NBA star Kobe Bryant blew out his Achilles tendon in a game last Friday night. In a last ditch effort to get the Lakers into the playoffs, the 34 year old, 17 year veteran logged more than 40 minutes a game in his last 10 outings. As Bill Plaschke explains in his LA Times column, while both the Lakers head coach and general manager were worried about Bryant’s health neither could keep him off the floor. Bryant calls his own shots and was determined to play no matter what. Now he’s got no choice but to be off the court for the next six to nine months.
Maybe the Lakers will make it to the playoffs without him. Maybe not. (They won the next game after his injury and Bryant’s back up scored 23 points.)
Like me, you’ve probably seen a lot of leaders who take on too much. You might even be one of them. What are the warning signs that you might be taking on so much that you’re headed towards your own version of a ruptured Achilles tendon?
With the Kobe Bryant story in mind, here are three of them:
You’re Not Taking Breaks: I couldn’t find it again while writing this post, but I saw a quote from Kobe earlier in the weekend in which he essentially said that he was surprised his Achilles blew out because he had never had problems like that before. He’s also never been 34 years old in the NBA before. To avoid breakdowns, every high performing leader needs to take a break now and then. That’s even more true as you age. Your body needs time to renew and regenerate both mentally and physically. Without that time, a breakdown is practically guaranteed.
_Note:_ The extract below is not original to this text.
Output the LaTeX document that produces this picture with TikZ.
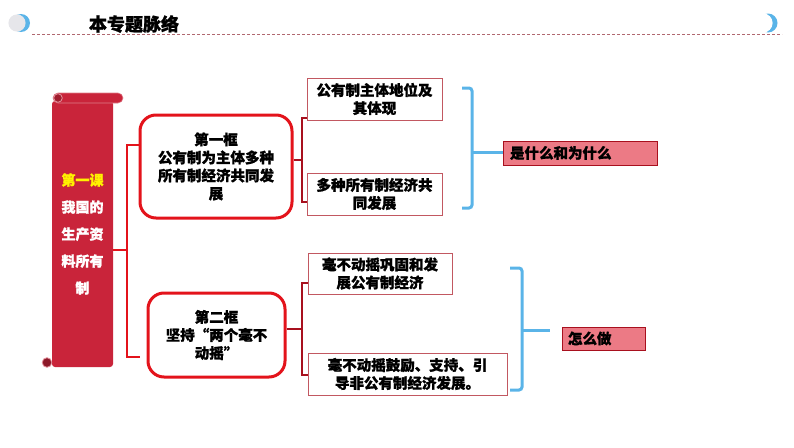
\documentclass[tikz,border=0pt]{standalone}
\usepackage{fontspec}
\setmainfont{Noto Sans CJK SC}[BoldFeatures={FakeBold=1.2}]
\usepackage{tikz}
\usetikzlibrary{positioning}
\definecolor{juanhong}{HTML}{C9243A}
\definecolor{kuanghong}{HTML}{E3131B}
\definecolor{anhong}{HTML}{A8101E}
\definecolor{tianlan}{HTML}{5AB4E8}
\definecolor{fenhong}{HTML}{EC7A85}
\definecolor{xuxian}{HTML}{B06870}
\definecolor{qianhui}{HTML}{E6E6EA}

\begin{document}
\begin{tikzpicture}[x=1pt,y=-1pt,
  kuang/.style={draw=kuanghong,line width=3pt,rounded corners=16pt,align=center,
    font=\fontsize{14.5}{18}\selectfont\bfseries},
  box/.style={draw=anhong!70,line width=0.8pt,align=center,inner sep=0pt,
    font=\fontsize{14.5}{18}\selectfont\bfseries},
  tag/.style={draw=anhong,fill=fenhong,line width=1pt,align=left,inner sep=0pt,
    font=\fontsize{14.5}{18}\selectfont\bfseries},
  hongxian/.style={draw=kuanghong,line width=2.5pt},
  anxian/.style={draw=anhong,line width=2.5pt},
  lanxian/.style={draw=tianlan,line width=3pt,rounded corners=3pt}]
    \useasboundingbox (0,0) rectangle (794,447);
    % header
    \fill[tianlan] (21,23) circle (9);
    \fill[qianhui] (17,23) circle (8.6);
    \fill[tianlan] (768,23) circle (9.5);
    \fill[white] (763,23) circle (9.6);
    \node (title) at (134,24) {\fontsize{18}{18}\selectfont\bfseries 本专题脉络};
    \coordinate (dash_start) at (32,34);
    \coordinate (dash_end) at (782,34);
    \draw[xuxian,line width=0.8pt,dash pattern=on 3pt off 2pt] (dash_start) -- (dash_end);
    % scroll
    \node (ke)
      [fill=juanhong,rounded corners=3pt,minimum width=61pt,minimum height=266pt,
        align=center,text=white,font=\fontsize{14}{27}\selectfont\bfseries]
      at (82.5,234) {\textcolor{yellow}{第一课}\\我国的\\生产资\\料所有\\制};
    \fill[juanhong,draw=juanhong!60!white,line width=0.6pt,rounded corners=5pt]
      (53,93) rectangle (123,103);
    \draw[juanhong!50!white,fill=juanhong!80!black,line width=0.8pt] (58,98) circle (4.3);
    \draw[juanhong!50!white,fill=juanhong!70!black,line width=0.8pt] (47,362.5) circle (4.8);
    % frames
    \node (kuang1) [kuang,minimum width=152pt,minimum height=103pt] at (216,166.5)
      {第一框\\公有制为主体多种\\所有制经济共同发\\展};
    \node (kuang2) [kuang,minimum width=137pt,minimum height=84pt] at (216.5,335)
      {第二框\\坚持“两个毫不\\动摇”};
    % points
    \node (gongyou) [box,minimum width=135pt,minimum height=42pt] at (374.5,99)
      {公有制主体地位及\\其体现};
    \node (duozhong) [box,minimum width=135pt,minimum height=42pt] at (374.5,194)
      {多种所有制经济共\\同发展};
    \node (gonggu) [box,minimum width=144pt,minimum height=41pt] at (380,273.5)
      {毫不动摇巩固和发\\展公有制经济};
    \node (guli) [box,minimum width=199pt,minimum height=42pt] at (407.5,374)
      {毫不动摇鼓励、支持、引\\导非公有制经济发展。};
    % tags
    \node (shi) [tag,minimum width=154pt,minimum height=24pt,text width=140pt] at (580,153)
      {是什么和为什么};
    \node (zen) [tag,minimum width=83pt,minimum height=23pt,text width=71pt] at (603.5,338.5)
      {怎么做};
    % left bracket
    \coordinate (zuo) at (127,250);
    \draw[hongxian] (ke.east |- zuo) -- (zuo);
    \draw[hongxian] (kuang1.west |- 0,145) -| (zuo) |- (140,357);
    % red brackets
    \coordinate (you1) at (302,160);
    \coordinate (you2) at (302,329);
    \draw[anxian] (kuang1.east |- you1) -- (you1);
    \draw[anxian] (gongyou.west |- 0,118) -| (you1) |- (duozhong.west |- 0,202);
    \draw[anxian] (kuang2.east |- you2) -- (you2);
    \draw[anxian] (gonggu.west |- 0,283) -| (you2) |- (guli.west |- 0,375);
    % blue brackets
    \coordinate (lan1) at (472,152);
    \coordinate (lan2) at (522,330);
    \draw[lanxian] (462,88) -| (lan1) |- (462,208);
    \draw[tianlan,line width=3pt] (lan1) -- (shi.west |- lan1);
    \draw[lanxian] (510,268) -| (lan2) |- (510,390);
    \draw[tianlan,line width=3pt] (lan2) -- ([xshift=-12pt]zen.west |- lan2);
  \end{tikzpicture}
\end{document}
You’re Not Giving Other Players a Chance: The second highest scoring Laker in the game after Kobe went down was his back-up, Steve Blake. It makes you wonder what the Lakers longer term prospects would be if Kobe had given Blake a chance to play a little more throughout the season. If you’re a leader who always has to have the ball, you’re probably keeping other players from developing and, in the process, hurting the long term prospects of the team.
You Ignore the Warnings: There were a lot of people close to Bryant including his coach and GM that were worried about him injuring himself by playing too much. He ignored the warnings. If the people in your life who have your best interests at heart are counseling you to back off, the mindful thing to do is listen and take a different approach to getting results.
Mindful leaders pay attention to the warning signs. What are the other warning signs that you might be taking on too much?